Comments on Google’s settlement with Russian competition authority over Android practices

Comments on Google’s settlement with Russian competition authority over Android practices

Legal professional with strong interest in antitrust, strategy and new technology.

According to the Reuters, Google has agreed to pay Rbs439m (roughly $7.8m, or 9% of Google’s turnover in Russia) in fines and “rewrite its contracts with smartphone manufacturers” under a settlement agreed with the Russian competition authority on Monday April 17th.

The Russian authority had found in September 2015 that Google had abused its dominance in the smartphone operating system (“OS”) market by concluding agreements with smartphone manufacturers that prevented downstream competitors in app development from reaching the market through pre-installation on the Android OS. The authority also found that Google had forced manufacturers using Android that wanted to preinstall some of Google’s apps to in fact pre-install all of Google’s apps (also known as illegal bundling or full-line forcing).

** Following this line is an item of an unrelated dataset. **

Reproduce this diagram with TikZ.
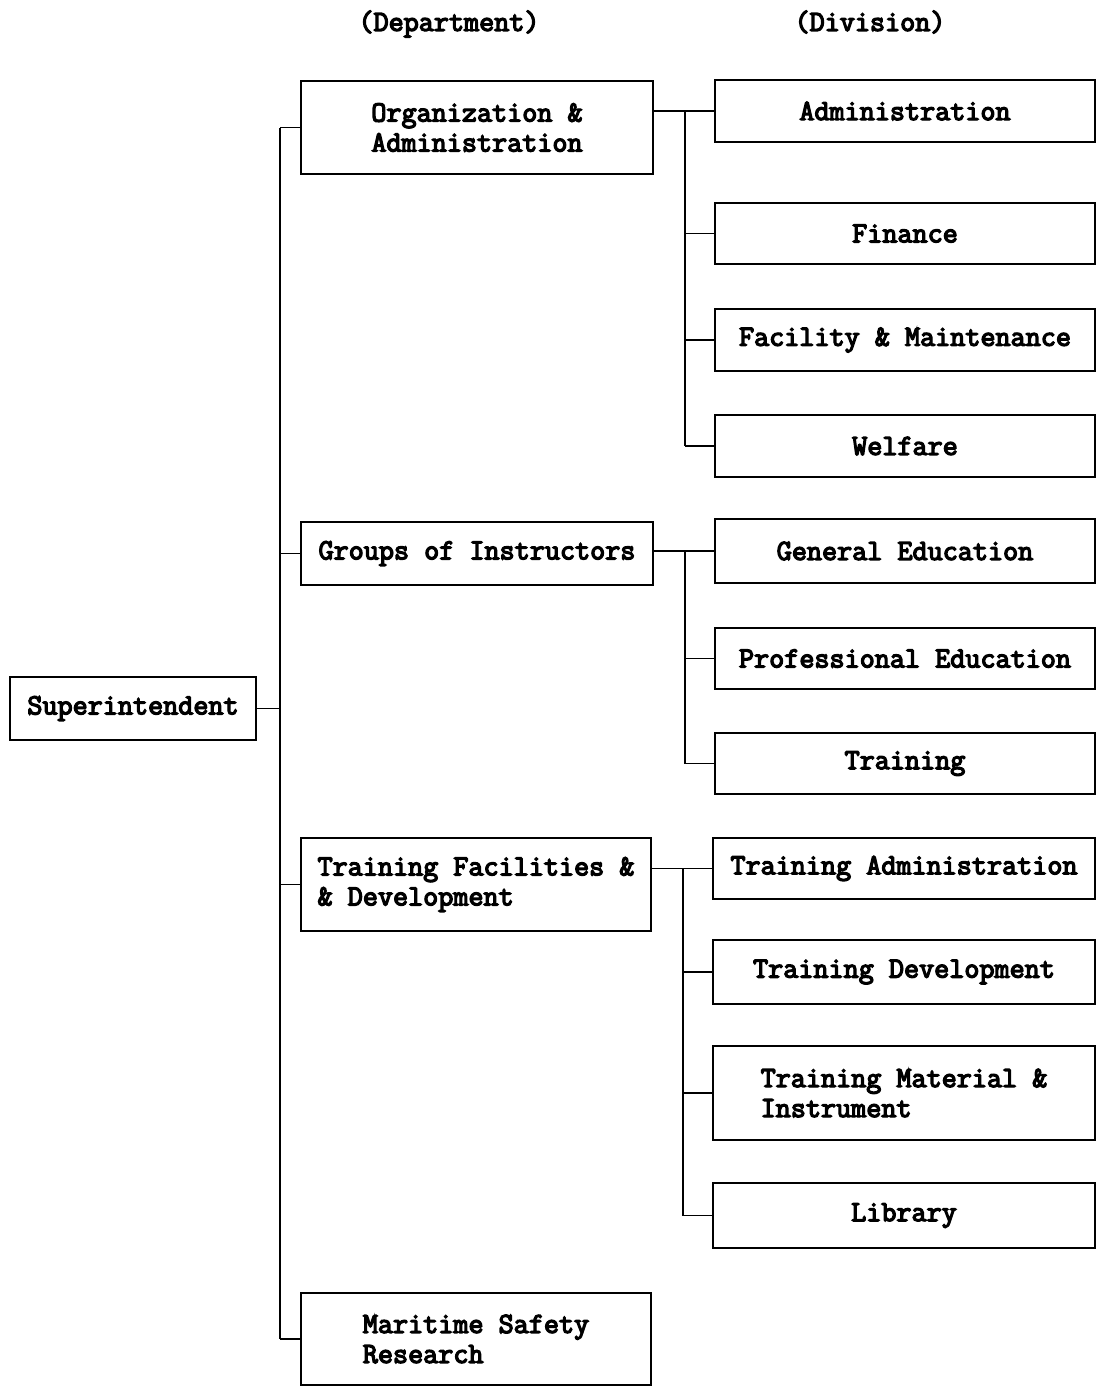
\documentclass[tikz,border=0pt]{standalone}
\usepackage{fontspec}
\newfontfamily\typewriter{Latin Modern Mono}[FakeBold=4.5]
\begin{document}
\begin{tikzpicture}[x=1pt,y=-1pt,
  every node/.style={font=\fontsize{29.3}{30}\selectfont\typewriter},
  box/.style={draw, line width=1.6pt, inner sep=0pt, align=left},
  dept/.style={box, minimum width=352, minimum height=93},
  divbox/.style={box, minimum width=380, minimum height=62},
  link/.style={line width=1.6pt}]
\useasboundingbox (0,0) rectangle (1097,1387);

% column headings
\node (hdep) at (449,24) {(Department)};
\node (hdiv) at (870,22) {(Division)};

% head of the organisation
\node[box, minimum width=246, minimum height=63] (sup) at (133,708.5) {Superintendent};

% departments
\node[dept] (org) at (477,127.5) {Organization \&\\Administration};
\node[dept, minimum height=63] (grp) at (477,553.5) {Groups of Instructors};
\node[dept, minimum width=350] (tfd) at (476,884.5) {Training Facilities \&\\\& Development};
\node[dept, minimum width=350, minimum height=92] (msr) at (476,1339) {Maritime Safety\\Research};

% divisions
\node[divbox] (adm) at (905,111) {Administration};
\node[divbox, minimum height=61] (fin) at (905,233.5) {Finance};
\node[divbox] (fac) at (905,340) {Facility \& Maintenance};
\node[divbox] (wel) at (905,446) {Welfare};

\node[divbox, minimum height=64] (gen) at (905,551) {General Education};
\node[divbox, minimum height=61] (pro) at (905,658.5) {Professional Education};
\node[divbox, minimum height=61] (trn) at (905,763.5) {Training};

\node[divbox, minimum width=382, minimum height=61] (tad) at (904,868.5) {Training Administration};
\node[divbox, minimum width=382, minimum height=64] (tdv) at (904,972) {Training Development};
\node[divbox, minimum width=382, minimum height=94] (tmi) at (904,1093) {Training Material \&\\Instrument};
\node[divbox, minimum width=382, minimum height=65] (lib) at (904,1215.5) {Library};

% trunk lines
\coordinate (t0) at (280,0);
\coordinate (t1) at (685,0);
\coordinate (t2) at (685,0);
\coordinate (t3) at (683,0);

% superintendent to departments
\draw[link] (sup.east) -- (sup.east -| t0);
\draw[link] (t0 |- org.west) -- (t0 |- msr.west);
\foreach \d in {org,grp,tfd,msr}
  \draw[link] (t0 |- \d.west) -- (\d.west);

% departments to their divisions
\draw[link] (adm.west -| org.east) -- (adm.west);
\draw[link] (t1 |- adm.west) -- (t1 |- wel.west);
\foreach \d in {fin,fac,wel}
  \draw[link] (t1 |- \d.west) -- (\d.west);

\draw[link] (gen.west -| grp.east) -- (gen.west);
\draw[link] (t2 |- gen.west) -- (t2 |- trn.west);
\foreach \d in {pro,trn}
  \draw[link] (t2 |- \d.west) -- (\d.west);

\draw[link] (tad.west -| tfd.east) -- (tad.west);
\draw[link] (t3 |- tad.west) -- (t3 |- lib.west);
\foreach \d in {tdv,tmi,lib}
  \draw[link] (t3 |- \d.west) -- (\d.west);
\end{tikzpicture}
\end{document}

Manufacturers were also forced to place Google’s apps in prominent positions in the Android interface and to set Google Search as the default search engine.

Yandex, a Russian search engine, had complained that Google’s requirements were excluding it from the market for general internet search by ensuring that Google Search was the exclusive search engine on the Android home screen and the default option on the Chrome web-browser.

Under the settlement, Google has agreed that manufacturers will in future be able to install other search engines on the home screen and that users will have the option of changing the default option on both the home-screen and in the Chrome browser. Google will no longer insist on its apps being preinstalled exclusively on Android, nor will it insist that its own apps are given pride of place on the Android home-screen.

Interestingly, it seems that Google will still be able to force manufacturers to take “all or none” of its apps under the settlement, so long as those apps can be positioned anywhere within the Android interface, potentially alongside competing third party apps. This is a heavy blow to the European Commission’s case against Google, where this forced bundling forms a primary allegation of abuse. However, as several authors have noted, the “all or nothing” requirement is justified because it a) gives users a consistent out-of-the-box experience; b) enables Google to monetise the Android platform, where it would otherwise have to be licensed to manufacturers at a price; c) gives developers a consistent set of apps with which to integrate and call upon when developing new apps for the Android OS.

Google has also agreed to include a “choice screen” with the next update of the Google Chrome app, prompting users to change their default choice of search engine. Google has already confirmed that it has signed a deal with Yandex, a Russian search engine, to include it in the choice screen. This is reminiscent of the remedy Microsoft agreed to when the EU accused it of illegally tying Internet Explorer to the Windows OS. There, Microsoft agreed inter alia to push an update to Windows users prompting them to select a new default web-browser from a list of 12 competitors. The Commission stipulated that the choice screen was to be presented to users such that there would be no expression of bias for “Internet Explorer or any other web browser.”

The settlement highlights competition authorities’ growing hostility towards platform monopolists that promote their own downstream products by harnessing consumer default-bias. The European Commission has famously applied this notion of foreclosure in two cases, both concerning Microsoft’s practices of bundling its downstream applications with the Windows OS. The theory also applies to the Commission’s ongoing investigation into Google’s prominent placement of its comparison shopping service in general search results. However, default-bias is a prevalent strategy in competitive markets. For platforms, it often constitutes the optimal balance between promoting vibrant downstream competition (which in turn increases the attractiveness of the platform itself), while monetising the platform’s own downstream offerings. For example, Apple preinstalls a plethora of its own apps to enhance the attractiveness of the iOS platform, while at the same time aggressively advertising third party applications (recall the “There’s an app for that” campaign). Back in 2007 (pre-Android’s explosion onto the scene), Apple did not facilitate any downstream competition. All in all, default-bias can act as both a facilitator and inhibitor of competition. Authorities will need to pay heed to the actual effects of such a strategy on competition.

I have written a paper about the European Android case, which delves deeper into the issues raised above. It is forthcoming in the European Competition Journal.